Three main infrastructure options
Fireworks has developed an easy-to-use API to access an extensive range of models and users can pick three infrastructure options to run them:
1: Serverless (pick a model on pre-configured GPUs. Pay per token and avoid cold boots);
2: On-demand: Use private GPUs running Fireworks software that the firm claims offer ~250% improved throughput and 50% improved latency compared to vLLM;
3): Enterprise-ready hardware and software “personally tailored” by the Fireworks team for a customers’ use case, with bring-your-own-cloud (BYOC) deployment options, SLAs, et al.
In 2024, Fireworks also trained and released its own compound AI model, f1, which specialises in complex reasoning and interweaves multiple open models at the inference layer; early tests showed impressive results.
Again, this may not surprise its backers. Lin, for example, previously led the PyTorch team at Meta that, as investor Sequoia put it, “rebuilt the whole stack to meet the complex needs of the world's largest B2C company” and Fireworks includes many other Meta AI veterans.
Their experience means that Fireworks work well across everything from inference, to PyTorch runtime optimisation and low-level kernel optimisation, via device, CPU, and memory bandwidth optimisation.
MongoDB: An “end-to-end” AI partnership
One early investor and backer was MongoDB, which has formed a deep partnership with Fireworks. Along with AWS, Fireworks is a partner in MongoDB’s increasingly popular AI Applications Program (MAAP) and the three are collaborating closely to offer customers a one-stop-shop for enterprises looking to build secure, scalable generative AI applications.
With customers needing to unify operational data, unstructured data, and vector embeddings to build differentiated, secure AI applications – an area where MongoDB excels – and Fireworks AI offering a fine-tuning service using its CLI to ingest JSON-formatted objects from the likes of MongoDB Atlas, it’s a perfect combination for enterprise customers.
As Lin puts it: “Stepping back, AI models are not deterministic; models are probabilistic.
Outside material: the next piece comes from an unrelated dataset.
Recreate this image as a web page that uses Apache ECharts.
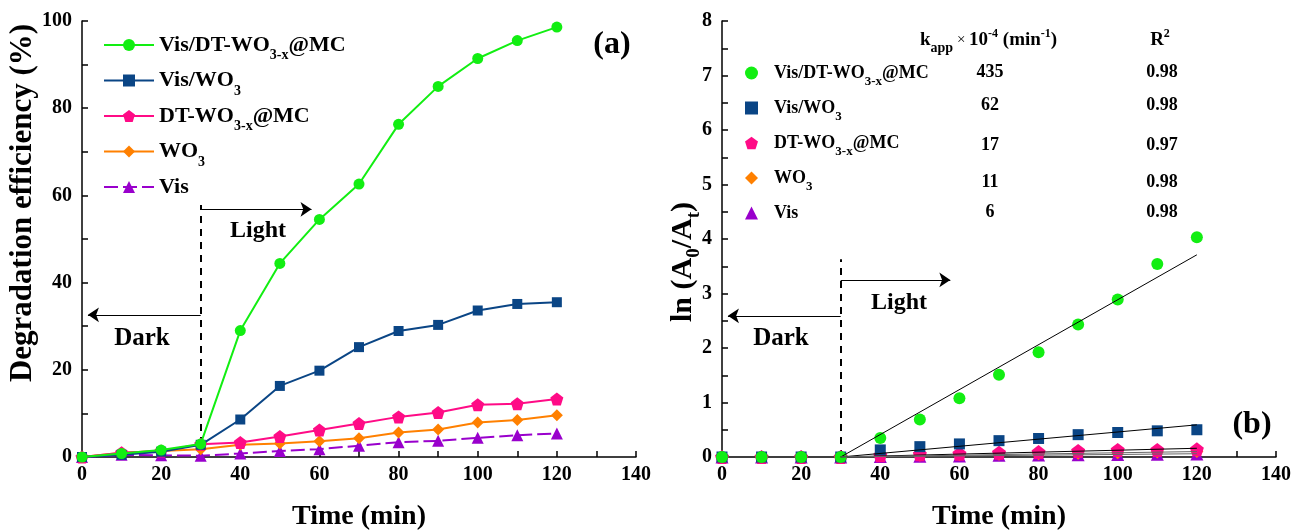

The downside of that is that they can hallucinate.
“Sometimes that’s a feature for creative writing, maybe, but a lot of time it's a bug! The best way to reduce that is to give it a lot of context, for example through Retrieval Augmented Generation. Fireworks is the industry-leading GenAI inference platform; MongoDB is the industry-leading vector search engine for RAG. It’s a very natural match for developers to get access to the best end-to-end platform.”
For enterprise customers seeking ultra-low-latency use cases, meanwhile, Fireworks runs on NVIDIA H100 and A100 Tensor Core GPUs through Amazon EC2 P4 and P5 instances. The scale and sheer depth of capability of AWS infrastructure means it is an important partner.
Like many SaaS companies, Fireworks needs to straddle both partnership and competition. With AWS offering its own plurality of managed AI services, does it also pose a threat? The Stack puts the question to Lin: “I think if this risk always came true, then there would be no startups in the B2B business” she responds promptly: I think because we are running very lean, we're very agile, we're leaning into being the cutting edge, [at the] forefront of new development. I think we see things deeper and faster than hyperscalers, and that's where we are confident we can outrun them by providing the best developer platform for generative AI.”